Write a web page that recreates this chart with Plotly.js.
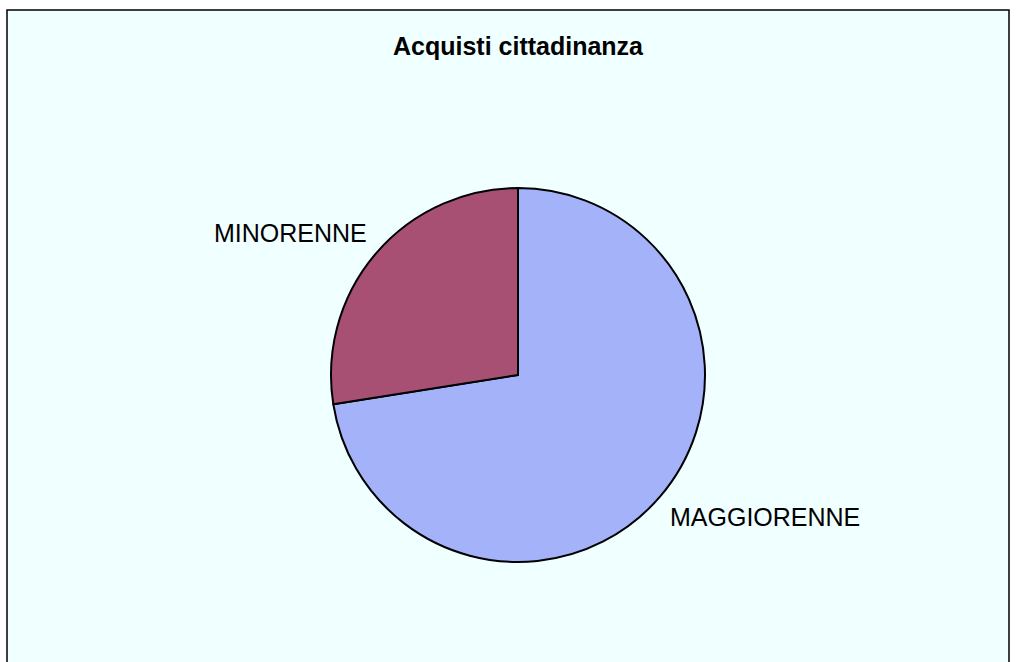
<!DOCTYPE html>
<html>
<head>
<meta charset="utf-8">
<script src="https://cdn.plot.ly/plotly-3.0.1.min.js"></script>
<style>
  html, body { margin: 0; padding: 0; background: #ffffff; }
  #chart { width: 1018px; height: 662px; }
</style>
</head>
<body>
<div id="chart"></div>
<script>
const titleText = "Acquisti cittadinanza";
const labels = ["MAGGIORENNE", "MINORENNE"];
const values = [72.5, 27.5];
const colors = ["#A4B2FA", "#A85074"];

const W = 1018, H = 662;
const px = x => x / W;
const py = y => 1 - y / H;

const trace = {
  type: "pie",
  labels: labels,
  values: values,
  sort: false,
  direction: "clockwise",
  rotation: 0,
  textinfo: "none",
  hoverinfo: "label+percent",
  marker: { colors: colors, line: { color: "#000000", width: 2 } },
  domain: { x: [px(331), px(705)], y: [py(562), py(188)] },
  showlegend: false
};

const layout = {
  width: W, height: H,
  margin: { l: 0, r: 0, t: 0, b: 0 },
  paper_bgcolor: "#ffffff",
  font: { family: "Liberation Sans, Arial, sans-serif", color: "#000000" },
  title: {
    text: "<b>" + titleText + "</b>",
    font: { size: 25, family: "Liberation Sans, Arial, sans-serif", color: "#000000" },
    x: px(518), xanchor: "center",
    y: py(46), yanchor: "middle"
  },
  shapes: [{
    type: "rect", xref: "paper", yref: "paper", layer: "below",
    x0: px(7), x1: px(1009), y0: -0.05, y1: py(10),
    line: { color: "#000000", width: 1.5 },
    fillcolor: "#F0FFFF"
  }],
  annotations: [
    { text: labels[1], xref: "paper", yref: "paper", x: px(290), y: py(233),
      xanchor: "center", yanchor: "middle", showarrow: false,
      font: { size: 25, family: "Liberation Sans, Arial, sans-serif", color: "#000000" } },
    { text: labels[0], xref: "paper", yref: "paper", x: px(765), y: py(517),
      xanchor: "center", yanchor: "middle", showarrow: false,
      font: { size: 25, family: "Liberation Sans, Arial, sans-serif", color: "#000000" } }
  ]
};

Plotly.newPlot("chart", [trace], layout, { displayModeBar: false, staticPlot: true });
</script>
</body>
</html>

----------------------------------------

Write out the material above again, word for word, minus its pictures.

Write a web page that recreates this chart with Plotly.js.
<!DOCTYPE html>
<html>
<head>
<meta charset="utf-8">
<script src="https://cdn.plot.ly/plotly-3.0.1.min.js"></script>
<style>
  html, body { margin: 0; padding: 0; background: #ffffff; }
  #chart { width: 1018px; height: 662px; }
</style>
</head>
<body>
<div id="chart"></div>
<script>
const titleText = "Acquisti cittadinanza";
const labels = ["MAGGIORENNE", "MINORENNE"];
const values = [72.5, 27.5];
const colors = ["#A4B2FA", "#A85074"];

const W = 1018, H = 662;
const px = x => x / W;
const py = y => 1 - y / H;

const trace = {
  type: "pie",
  labels: labels,
  values: values,
  sort: false,
  direction: "clockwise",
  rotation: 0,
  textinfo: "none",
  hoverinfo: "label+percent",
  marker: { colors: colors, line: { color: "#000000", width: 2 } },
  domain: { x: [px(331), px(705)], y: [py(562), py(188)] },
  showlegend: false
};

const layout = {
  width: W, height: H,
  margin: { l: 0, r: 0, t: 0, b: 0 },
  paper_bgcolor: "#ffffff",
  font: { family: "Liberation Sans, Arial, sans-serif", color: "#000000" },
  title: {
    text: "<b>" + titleText + "</b>",
    font: { size: 25, family: "Liberation Sans, Arial, sans-serif", color: "#000000" },
    x: px(518), xanchor: "center",
    y: py(46), yanchor: "middle"
  },
  shapes: [{
    type: "rect", xref: "paper", yref: "paper", layer: "below",
    x0: px(7), x1: px(1009), y0: -0.05, y1: py(10),
    line: { color: "#000000", width: 1.5 },
    fillcolor: "#F0FFFF"
  }],
  annotations: [
    { text: labels[1], xref: "paper", yref: "paper", x: px(290), y: py(233),
      xanchor: "center", yanchor: "middle", showarrow: false,
      font: { size: 25, family: "Liberation Sans, Arial, sans-serif", color: "#000000" } },
    { text: labels[0], xref: "paper", yref: "paper", x: px(765), y: py(517),
      xanchor: "center", yanchor: "middle", showarrow: false,
      font: { size: 25, family: "Liberation Sans, Arial, sans-serif", color: "#000000" } }
  ]
};

Plotly.newPlot("chart", [trace], layout, { displayModeBar: false, staticPlot: true });
</script>
</body>
</html>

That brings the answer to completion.